No obstante, los ingresos que aportaba este Impuesto eran lo suficientemente importantes como para poder afrontar ahora actuaciones y gastos públicos prioritarios. Sin ir más lejos, con la recaudación obtenida en el año 2007 se financiaría más del 25% del Fondo Estatal de Inversión Local (8.000 millones de euros), o se ampliaría sustancialmente el número de beneficiarios y el importe de la ayuda destinada a los parados que han agotado los subsidios por desempleo.

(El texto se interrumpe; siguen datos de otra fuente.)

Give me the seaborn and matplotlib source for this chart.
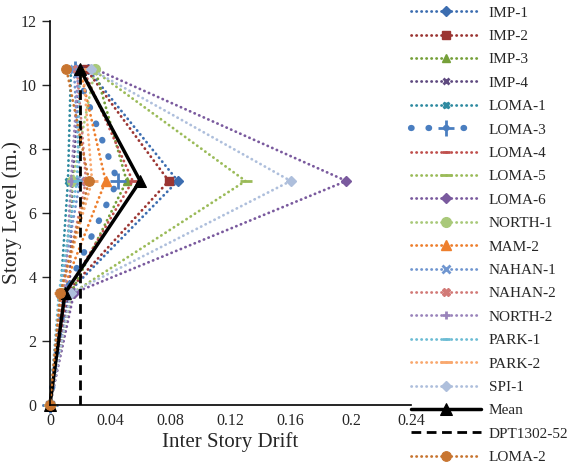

En definitiva, es probable que haya que hacer ajustes de gran calado en materia fiscal, buscando acuerdos internacionales sobre los paraísos fiscales, incrementando la tributación de las SICAV, y recuperando la progresividad de los impuestos.

Desde 2.004, el PSOE viene defendiendo que la diferencia entre derecha e izquierda se establece en la determinación político-ideológica de las prioridades en el reparto del gasto de las Administraciones Públicas. Para completar este discurso desde la izquierda, hay que indicar que no es posible repartir sin recaudar y que el reparto está condicionado, no solo por el montante de la recaudación, sino también por la manera de obtenerla. Y así, por muy progresista que resulte la aplicación del gasto de las Administraciones Públicas, un Presupuesto no tendrá este carácter si no garantiza que la aportación de recursos desde los contribuyentes se realiza atendiendo a criterios de progresividad y de justicia social.

La gestación de la crisis financiera e inmobiliaria ha puesto de manifiesto muchas cosas en España, sobre las que tenemos que reflexionar. Entre otras, en el desastroso binomio de “ladrillo y corrupción” en los Ayuntamientos y Comunidades Autónomas.

Por eso, cuando hablamos de propiciar un cambio del sistema productivo tenemos que tener presente que ese cambio precisa de considerables recursos públicos, por lo que es imprescindible recuperar la filosofía de fiscalidad que está presente en la vigente Constitución Española.